I find it utterly beyond belief that any person who calls himself or herself a Christian could under any circumstances vote for a candidate (Obama) that supports abortion on demand and special rights for homosexuals (beyond those already in the Constitution)! How, in the name of all that is holy, can a Christian vote for someone that takes a position directly contrary to the explicit Word of God?

If, as I suspect, the financial meltdown is part of His judgment on us because of our growing moral and spiritual rejection of His standards, then He may very well let us sink into severe straits in order to bring us back to Himself. Perhaps we will not come to repentance about abortion and homosexuality and pornography and gambling and greed and sexual immorality and all the rest of it until the economy is so bad that we cry out for mercy.



And it doesn't even get any better with David Barton, propagandist.

There truly is a difference between Congressional Republicans and Democrats, and nowhere is this difference more evident than on traditional moral values. The Democrats' cry of ‘partisanship’ is simply a smokescreen to divert attention from the lack of a moral compass that permeates their Party.

However, in the wake of the impeachment vote, the Democrats are finally clamoring for something that America actually does need: bi-partisanship. America does need two parties standing up for what is morally right-America does need two parties demanding accountability for the acts of all individuals regardless of their social position-America does need two parties seeking to preserve the moral foundations of the nation. Up to now, the only thing preventing this bi-partisanship is the Democrats.

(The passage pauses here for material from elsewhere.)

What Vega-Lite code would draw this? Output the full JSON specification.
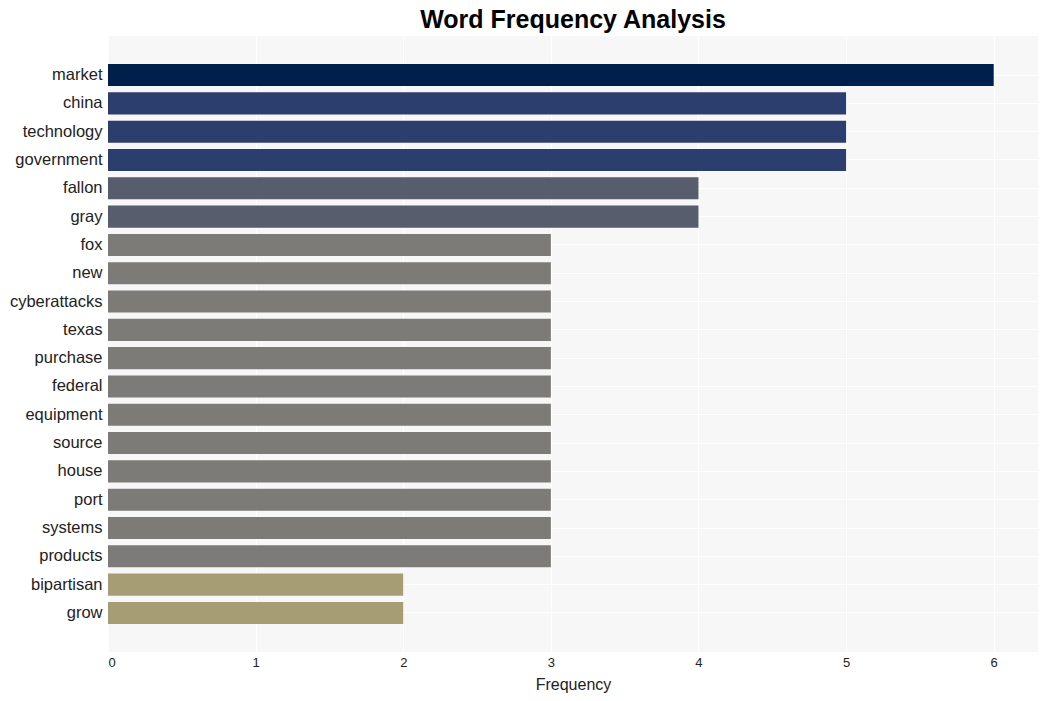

The current partisanship exists only because the overwhelming majority of Democrats demand on the defense of what is morally indefensible and refuse to join with the overwhelming majority of Republicans who continue to defend what is morally right. It is time for Democrats to heed their own call and become bi-partisan, joining with the Republicans in defending America's great moral values.

And the mystery of why there isn't more bipartisanship between Republicans and Democrats continues.